**Written request**
Look through the data and write out every line with the word "script" in it.

[Data extracted from a collection]
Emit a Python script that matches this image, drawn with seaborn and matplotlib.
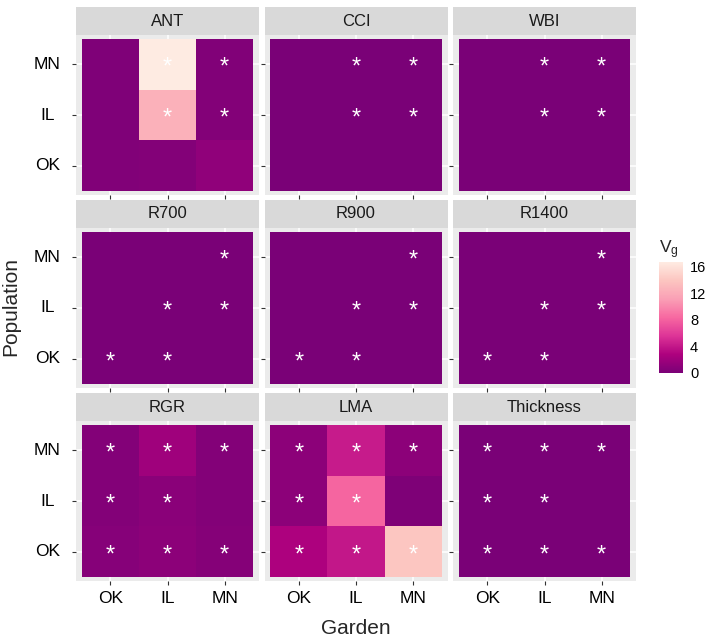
import numpy as np
import pandas as pd
import matplotlib
matplotlib.use("Agg")
import matplotlib.pyplot as plt
from matplotlib.colors import LinearSegmentedColormap
import seaborn as sns

sns.set_theme(style="white")
plt.rcParams["font.family"] = ["Liberation Sans", "DejaVu Sans"]

# ---------------- data ----------------
gardens = ["OK", "IL", "MN"]
populations = ["MN", "IL", "OK"]          # top to bottom
traits = ["ANT", "CCI", "WBI", "R700", "R900", "R1400", "RGR", "LMA", "Thickness"]

# rows = population (MN, IL, OK), cols = garden (OK, IL, MN)
vg_ANT = [[0.3, 16.7, 0.4], [0.3, 12.4, 0.5], [0.4, 0.5, 1.2]]
vg_CCI = [[0.05, 0.05, 0.05], [0.05, 0.05, 0.05], [0.05, 0.05, 0.05]]
vg_WBI = [[0.05, 0.05, 0.05], [0.05, 0.05, 0.05], [0.05, 0.05, 0.05]]
vg_R700 = [[0.05, 0.05, 0.05], [0.05, 0.05, 0.05], [0.05, 0.05, 0.05]]
vg_R900 = [[0.05, 0.05, 0.05], [0.05, 0.05, 0.05], [0.05, 0.05, 0.05]]
vg_R1400 = [[0.05, 0.05, 0.05], [0.05, 0.05, 0.05], [0.05, 0.05, 0.05]]
vg_RGR = [[0.5, 2.0, 0.5], [0.5, 0.9, 0.5], [0.7, 1.0, 0.6]]
vg_LMA = [[1.0, 4.2, 1.0], [1.0, 8.2, 0.2], [2.8, 4.0, 14.0]]
vg_Thickness = [[0.05, 0.05, 0.05], [0.05, 0.05, 0.05], [0.05, 0.05, 0.05]]

sig_ANT = [["", "*", "*"], ["", "*", "*"], ["", "", ""]]
sig_CCI = [["", "*", "*"], ["", "*", "*"], ["", "", ""]]
sig_WBI = [["", "*", "*"], ["", "*", "*"], ["", "", ""]]
sig_R700 = [["", "", "*"], ["", "*", "*"], ["*", "*", ""]]
sig_R900 = [["", "", "*"], ["", "*", "*"], ["*", "*", ""]]
sig_R1400 = [["", "", "*"], ["", "*", "*"], ["*", "*", ""]]
sig_RGR = [["*", "*", "*"], ["*", "*", ""], ["*", "*", "*"]]
sig_LMA = [["*", "*", "*"], ["*", "*", ""], ["*", "*", "*"]]
sig_Thickness = [["*", "*", "*"], ["*", "*", ""], ["*", "*", "*"]]

vg_all = {"ANT": vg_ANT, "CCI": vg_CCI, "WBI": vg_WBI, "R700": vg_R700,
          "R900": vg_R900, "R1400": vg_R1400, "RGR": vg_RGR, "LMA": vg_LMA,
          "Thickness": vg_Thickness}
sig_all = {"ANT": sig_ANT, "CCI": sig_CCI, "WBI": sig_WBI, "R700": sig_R700,
           "R900": sig_R900, "R1400": sig_R1400, "RGR": sig_RGR, "LMA": sig_LMA,
           "Thickness": sig_Thickness}

records = []
for t in traits:
    for i, p in enumerate(populations):
        for j, g in enumerate(gardens):
            records.append({"Trait": t, "Population": p, "Garden": g,
                            "Vg": vg_all[t][i][j], "sig": sig_all[t][i][j]})
df = pd.DataFrame(records)

vmin, vmax = 0.0, df["Vg"].max()
cmap = LinearSegmentedColormap.from_list(
    "rdpu7", ["#7a0177", "#ae017e", "#dd3497", "#f768a1", "#fa9fb5", "#fcc5c0", "#feebe2"])

# ---------------- layout (pixels) ----------------
W, H = 709, 640
fig = plt.figure(figsize=(W / 100, H / 100), dpi=100)
col_x = [76, 264.5, 453]
pan_w = 183
row_top = [35, 228, 421]
pan_h = 160
strip_h = 28


def rect(x0, y0, w, h):
    return [x0 / W, 1 - (y0 + h) / H, w / W, h / H]


cax = fig.add_axes(rect(659, 262, 24, 111))

for k, t in enumerate(traits):
    r, c = divmod(k, 3)
    ax = fig.add_axes(rect(col_x[c], row_top[r], pan_w, pan_h))
    sub = df[df["Trait"] == t]
    mat = sub.pivot(index="Population", columns="Garden", values="Vg").reindex(
        index=populations, columns=gardens)
    ann = sub.pivot(index="Population", columns="Garden", values="sig").reindex(
        index=populations, columns=gardens)
    sns.heatmap(mat, ax=ax, cmap=cmap, vmin=vmin, vmax=vmax,
                cbar=(k == 0), cbar_ax=cax if k == 0 else None,
                annot=ann.values, fmt="",
                annot_kws=dict(color="white", fontsize=17),
                linewidths=0)
    for txt in ax.texts:
        x, y = txt.get_position()
        txt.set_position((x, y + 0.07))
    ax.set_facecolor("#EBEBEB")
    for v in [0.5, 1.5, 2.5]:
        ax.axvline(v, color="white", lw=1.1, zorder=0)
        ax.axhline(v, color="white", lw=1.1, zorder=0)
    ax.set_xlim(-0.1, 3.1)
    ax.set_ylim(3.07, -0.07)
    ax.set_xlabel("")
    ax.set_ylabel("")
    for s in ax.spines.values():
        s.set_visible(False)
    ax.tick_params(axis="both", length=2.9, width=0.8, color="#333333",
                   labelsize=12.5, labelcolor="black", bottom=True, left=True)
    ax.set_xticks([0.5, 1.5, 2.5])
    ax.set_yticks([0.5, 1.5, 2.5])
    if r == 2:
        ax.set_xticklabels(gardens, rotation=0)
        ax.tick_params(axis="x", pad=4)
    else:
        ax.set_xticklabels([])
    if c == 0:
        ax.set_yticklabels(populations, rotation=0, ha="center")
        ax.tick_params(axis="y", pad=17.6)
    else:
        ax.set_yticklabels([])

    sax = fig.add_axes(rect(col_x[c], row_top[r] - strip_h, pan_w, strip_h))
    sax.set_facecolor("#D9D9D9")
    sax.set_xticks([])
    sax.set_yticks([])
    for s in sax.spines.values():
        s.set_visible(False)
    sax.text(0.5, 0.5, t, ha="center", va="center", fontsize=12,
             color="#1A1A1A", transform=sax.transAxes)

# colorbar styling
cbar = fig.axes[1].collections[0].colorbar
cbar.outline.set_visible(False)
cbar.set_ticks([0, 4, 8, 12, 16])
cax.tick_params(axis="y", direction="in", length=4.5, width=0.8, color="white",
                labelcolor="black", labelsize=10.5, left=True, right=True, pad=5)
cax.set_title(r"$\mathregular{V_g}$", loc="left", fontsize=12.5, pad=6)

fig.text(356 / W, 1 - 628 / H, "Garden", ha="center", va="center", fontsize=15)
fig.text(10.5 / W, 1 - 306 / H, "Population", rotation=90, ha="center",
         va="center", fontsize=15)

fig.savefig("out.png", dpi=100, facecolor="white")
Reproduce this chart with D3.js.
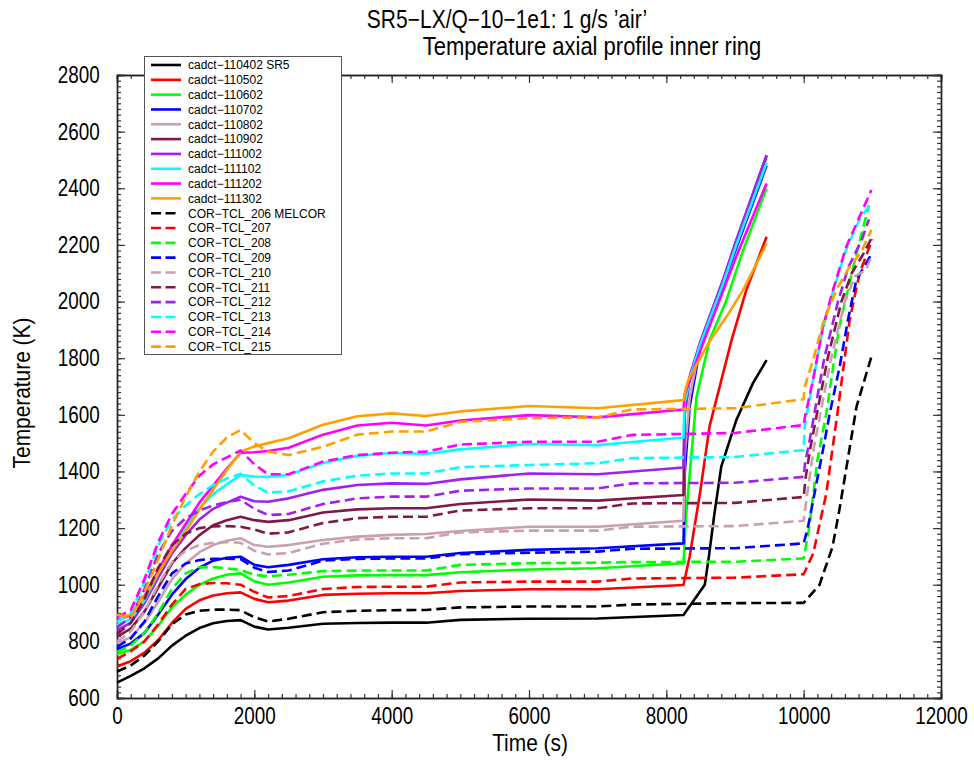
<!DOCTYPE html>
<html>
<head>
<meta charset="utf-8">
<script src="https://cdn.jsdelivr.net/npm/d3@7"></script>
<style>
  body { margin: 0; background: #fff; }
  svg { font-family: "Liberation Sans", Arial, sans-serif; }
</style>
</head>
<body>
<svg id="chart" width="974" height="761"></svg>
<script>
// ---- data ----
const sr5Time = [0, 200, 400, 600, 800, 1000, 1200, 1400, 1600, 1800, 2000, 2200, 2500, 3000, 3500, 4000, 4500, 5000, 6000, 7000, 8250];
const melcorTime = [0, 200, 400, 600, 800, 1000, 1200, 1400, 1600, 1800, 2000, 2200, 2500, 3000, 3500, 4000, 4500, 5000, 6000, 7000, 7500, 9000, 10000];

const sr5Names = ["cadct\u2212110402 SR5", "cadct\u2212110502", "cadct\u2212110602", "cadct\u2212110702", "cadct\u2212110802",
                  "cadct\u2212110902", "cadct\u2212111002", "cadct\u2212111102", "cadct\u2212111202", "cadct\u2212111302"];
const melcorNames = ["COR\u2212TCL_206 MELCOR", "COR\u2212TCL_207", "COR\u2212TCL_208", "COR\u2212TCL_209", "COR\u2212TCL_210",
                     "COR\u2212TCL_211", "COR\u2212TCL_212", "COR\u2212TCL_213", "COR\u2212TCL_214", "COR\u2212TCL_215"];
const colors = ["#000000", "#ff0000", "#00ff00", "#0000ff", "#c8a0b0", "#801848", "#a020f0", "#00ffff", "#ff00ff", "#ffa000"];

// SR5 (solid) temperatures on sr5Time
const sr5Values = [
  [654, 678, 705, 740, 785, 820, 847, 864, 872, 875, 852, 842, 848, 862, 865, 866, 866, 876, 880, 881, 893],
  [711, 730, 760, 805, 865, 915, 945, 962, 970, 973, 950, 938, 944, 964, 968, 970, 970, 978, 984, 984, 999],
  [754, 770, 800, 855, 920, 965, 1000, 1022, 1035, 1040, 1012, 1000, 1008, 1028, 1033, 1034, 1034, 1044, 1054, 1058, 1076],
  [772, 792, 830, 895, 965, 1020, 1060, 1085, 1095, 1099, 1070, 1062, 1070, 1090, 1097, 1099, 1099, 1112, 1123, 1129, 1146],
  [793, 815, 865, 940, 1020, 1075, 1115, 1140, 1155, 1164, 1140, 1134, 1140, 1158, 1170, 1176, 1179, 1190, 1205, 1205, 1226],
  [816, 845, 905, 990, 1075, 1130, 1175, 1210, 1228, 1240, 1228, 1222, 1228, 1255, 1266, 1270, 1270, 1285, 1301, 1297, 1317],
  [840, 865, 935, 1025, 1110, 1175, 1230, 1268, 1290, 1311, 1295, 1293, 1305, 1335, 1352, 1358, 1356, 1372, 1393, 1390, 1414],
  [858, 878, 945, 1040, 1130, 1205, 1270, 1320, 1355, 1387, 1382, 1381, 1388, 1430, 1455, 1465, 1462, 1478, 1497, 1493, 1520],
  [875, 892, 960, 1050, 1140, 1215, 1290, 1350, 1410, 1466, 1468, 1472, 1484, 1530, 1562, 1572, 1562, 1580, 1599, 1591, 1619],
  [890, 892, 955, 1040, 1120, 1190, 1265, 1335, 1405, 1470, 1488, 1500, 1517, 1565, 1595, 1605, 1596, 1612, 1631, 1623, 1652]
];
// SR5 heat-up after 8250 s: [time, temperature]
const sr5Tail = [
  [[8560, 1000], [8620, 1100], [8700, 1250], [8800, 1417], [9020, 1582], [9260, 1711], [9460, 1793]],
  [[8340, 1100], [8490, 1323], [8630, 1560], [8830, 1750], [8950, 1864], [9165, 2041], [9460, 2229]],
  [[8290, 1250], [8440, 1664], [8630, 1864], [8875, 2005], [9120, 2182], [9460, 2400]],
  [[8270, 1400], [8340, 1629], [8490, 1835], [8830, 2060], [9020, 2190], [9460, 2480]],
  [[8265, 1450], [8340, 1660], [8490, 1845], [8830, 2070], [9020, 2205], [9460, 2505]],
  [[8265, 1600], [8340, 1730], [8490, 1850], [8830, 2075], [9020, 2215], [9460, 2515]],
  [[8265, 1600], [8340, 1735], [8490, 1855], [8830, 2080], [9020, 2218], [9460, 2517]],
  [[8265, 1640], [8340, 1725], [8490, 1845], [8830, 2065], [9020, 2200], [9460, 2490]],
  [[8265, 1670], [8340, 1720], [8530, 1850], [8830, 2040], [9020, 2160], [9460, 2417]],
  [[8280, 1690], [8320, 1723], [8630, 1860], [8875, 1946], [9120, 2041], [9460, 2205]]
];

// MELCOR (dashed) temperatures on melcorTime
const melcorValues = [
  [693, 715, 750, 800, 860, 895, 908, 912, 912, 910, 885, 870, 880, 903, 908, 910, 911, 920, 923, 923, 930, 935, 936],
  [738, 765, 800, 860, 930, 985, 1002, 1006, 1005, 1000, 975, 955, 960, 985, 992, 993, 993, 1008, 1011, 1011, 1022, 1025, 1037],
  [763, 785, 830, 900, 985, 1040, 1062, 1062, 1058, 1052, 1035, 1030, 1035, 1048, 1050, 1050, 1050, 1070, 1076, 1078, 1080, 1081, 1093],
  [781, 810, 870, 960, 1040, 1075, 1087, 1092, 1092, 1090, 1060, 1045, 1050, 1085, 1091, 1093, 1093, 1108, 1113, 1117, 1127, 1129, 1146],
  [799, 835, 905, 1000, 1080, 1120, 1140, 1148, 1150, 1148, 1120, 1107, 1112, 1145, 1160, 1164, 1164, 1185, 1191, 1191, 1205, 1207, 1226],
  [825, 865, 950, 1060, 1140, 1180, 1200, 1206, 1207, 1205, 1195, 1180, 1185, 1218, 1235, 1240, 1240, 1262, 1270, 1270, 1287, 1289, 1310],
  [850, 885, 985, 1110, 1190, 1235, 1262, 1280, 1292, 1300, 1268, 1246, 1250, 1285, 1305, 1311, 1311, 1332, 1340, 1340, 1358, 1360, 1381],
  [869, 900, 1010, 1140, 1230, 1280, 1320, 1352, 1375, 1392, 1350, 1325, 1330, 1365, 1385, 1393, 1393, 1415, 1423, 1429, 1447, 1451, 1476],
  [885, 910, 1020, 1150, 1250, 1320, 1385, 1425, 1450, 1474, 1425, 1390, 1390, 1435, 1458, 1466, 1470, 1495, 1505, 1505, 1529, 1536, 1564],
  [895, 882, 975, 1090, 1210, 1310, 1400, 1470, 1520, 1546, 1500, 1470, 1458, 1487, 1530, 1541, 1541, 1575, 1588, 1591, 1619, 1623, 1655]
];
// MELCOR heat-up after 10000 s: [time, temperature]
const melcorTail = [
  [[10230, 999], [10420, 1134], [10520, 1264], [10770, 1629], [10990, 1808]],
  [[10140, 1111], [10330, 1323], [10500, 1620], [10670, 1935], [10815, 2100], [11000, 2220]],
  [[10080, 1200], [10200, 1440], [10330, 1605], [10430, 1770], [10520, 1911], [10620, 2017], [10770, 2170], [10950, 2340]],
  [[10060, 1200], [10290, 1487], [10380, 1605], [10524, 1770], [10645, 1935], [10767, 2076], [10940, 2147], [10990, 2170]],
  [[10040, 1300], [10150, 1487], [10400, 1800], [10600, 2000], [10750, 2090], [10900, 2110], [11000, 2164]],
  [[10030, 1380], [10100, 1487], [10350, 1800], [10550, 2000], [10700, 2100], [10850, 2160], [11000, 2229]],
  [[10020, 1430], [10070, 1487], [10300, 1800], [10500, 2000], [10650, 2120], [10850, 2220], [10950, 2290]],
  [[10015, 1560], [10136, 1720], [10281, 1905], [10427, 2035], [10621, 2185], [10815, 2290], [10960, 2341]],
  [[10015, 1588], [10136, 1723], [10281, 1911], [10427, 2041], [10621, 2194], [10815, 2300], [10985, 2394]],
  [[10015, 1699], [10136, 1793], [10281, 1923], [10476, 2041], [10670, 2123], [10840, 2176], [10985, 2253]]
];

const xTicks = d3.range(0, 12001, 2000);
const yTicks = d3.range(600, 2801, 200);

// ---- layout ----
const svg = d3.select("#chart");
const x = d3.scaleLinear().domain([0, 12000]).range([117, 941]);
const y = d3.scaleLinear().domain([600, 2800]).range([698, 75]);

// build series
const series = [];
sr5Values.forEach((vals, i) => {
  const pts = sr5Time.map((t, j) => [t, vals[j]]).concat(sr5Tail[i]);
  series.push({ name: sr5Names[i], color: colors[i], dashed: false, pts });
});
melcorValues.forEach((vals, i) => {
  const pts = melcorTime.map((t, j) => [t, vals[j]]).concat(melcorTail[i]);
  series.push({ name: melcorNames[i], color: colors[i], dashed: true, pts });
});

// ---- axes (ticks on all four sides, pointing inward) ----
function styleAxis(g) {
  g.attr("font-family", null).attr("font-size", null);
  g.selectAll("path.domain").attr("stroke", "#222").attr("stroke-width", 1.4);
  g.selectAll(".tick line").attr("stroke", "#333").attr("stroke-width", 1.2);
}

const minorX = d3.range(0, 12001, 200);
const minorY = d3.range(600, 2801, 20);
const fmt = d3.format("d");

svg.append("g").attr("transform", "translate(0,698)")
  .call(d3.axisBottom(x).tickValues(minorX).tickSize(-4).tickFormat("")).call(styleAxis);
svg.append("g").attr("transform", "translate(0,75)")
  .call(d3.axisTop(x).tickValues(minorX).tickSize(-4).tickFormat("")).call(styleAxis);
svg.append("g").attr("transform", "translate(117,0)")
  .call(d3.axisLeft(y).tickValues(minorY).tickSize(-4).tickFormat("")).call(styleAxis);
svg.append("g").attr("transform", "translate(941,0)")
  .call(d3.axisRight(y).tickValues(minorY).tickSize(-4).tickFormat("")).call(styleAxis);

const xAxis = svg.append("g").attr("transform", "translate(0,698)")
  .call(d3.axisBottom(x).tickValues(xTicks).tickSize(-8).tickPadding(10).tickFormat(fmt)).call(styleAxis);
svg.append("g").attr("transform", "translate(0,75)")
  .call(d3.axisTop(x).tickValues(xTicks).tickSize(-8).tickFormat("")).call(styleAxis);
const yAxis = svg.append("g").attr("transform", "translate(117,0)")
  .call(d3.axisLeft(y).tickValues(yTicks).tickSize(-8).tickPadding(21).tickFormat(fmt)).call(styleAxis);
svg.append("g").attr("transform", "translate(941,0)")
  .call(d3.axisRight(y).tickValues(yTicks).tickSize(-8).tickFormat("")).call(styleAxis);

// narrow-looking tick labels
[xAxis, yAxis].forEach(a => a.selectAll(".tick text")
  .attr("font-size", 23).attr("fill", "#000").attr("transform", "scale(0.82,1)"));

// ---- lines ----
const line = d3.line().x(d => x(d[0])).y(d => y(d[1]));
const solids = series.filter(s => !s.dashed);
const dashes = series.filter(s => s.dashed);

svg.append("g").selectAll("path").data(solids).enter().append("path")
  .attr("d", d => line(d.pts))
  .attr("fill", "none")
  .attr("stroke", d => d.color)
  .attr("stroke-width", 2.6)
  .attr("stroke-linejoin", "round");

svg.append("g").selectAll("path").data(dashes).enter().append("path")
  .attr("d", d => line(d.pts))
  .attr("fill", "none")
  .attr("stroke", d => d.color)
  .attr("stroke-width", 2.6)
  .attr("stroke-dasharray", "10,5")
  .attr("stroke-linejoin", "round");

// ---- legend ----
const legend = svg.append("g");
legend.append("rect")
  .attr("x", 144.5).attr("y", 56.5).attr("width", 197).attr("height", 298)
  .attr("fill", "#fff").attr("stroke", "#555").attr("stroke-width", 1);

const rowY = i => 65 + i * 14.82;
const items = legend.selectAll("g.item").data(series).enter().append("g").attr("class", "item");
items.append("line")
  .attr("x1", 151).attr("x2", d => d.dashed ? 175.5 : 181)
  .attr("y1", (d, i) => rowY(i)).attr("y2", (d, i) => rowY(i))
  .attr("stroke", d => d.color).attr("stroke-width", 2.6)
  .attr("stroke-dasharray", d => d.dashed ? "10,4.5" : null);
items.append("text")
  .attr("x", 188).attr("y", (d, i) => rowY(i) + 4.3)
  .attr("font-size", 12).attr("fill", "#000")
  .text(d => d.name);

// ---- titles ----
function label(txt, px, py, size, sx, rot) {
  svg.append("text")
    .attr("transform", `translate(${px},${py}) rotate(${rot || 0}) scale(${sx},1)`)
    .attr("text-anchor", "middle").attr("font-size", size).attr("fill", "#000")
    .text(txt);
}
label("SR5\u2212LX/Q\u221210\u22121e1: 1 g/s \u2019air\u2019", 507, 28, 25, 0.84);
label("Temperature axial profile inner ring", 592, 55, 25, 0.88);
label("Time (s)", 530, 751, 24, 0.87);
label("Temperature (K)", 30, 393, 24, 0.87, -90);
</script>
</body>
</html>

**Written solution**
Emit a Python script that matches this image, drawn with seaborn and matplotlib.
<script src="https://cdn.jsdelivr.net/npm/d3@7"></script>
<script>
</script>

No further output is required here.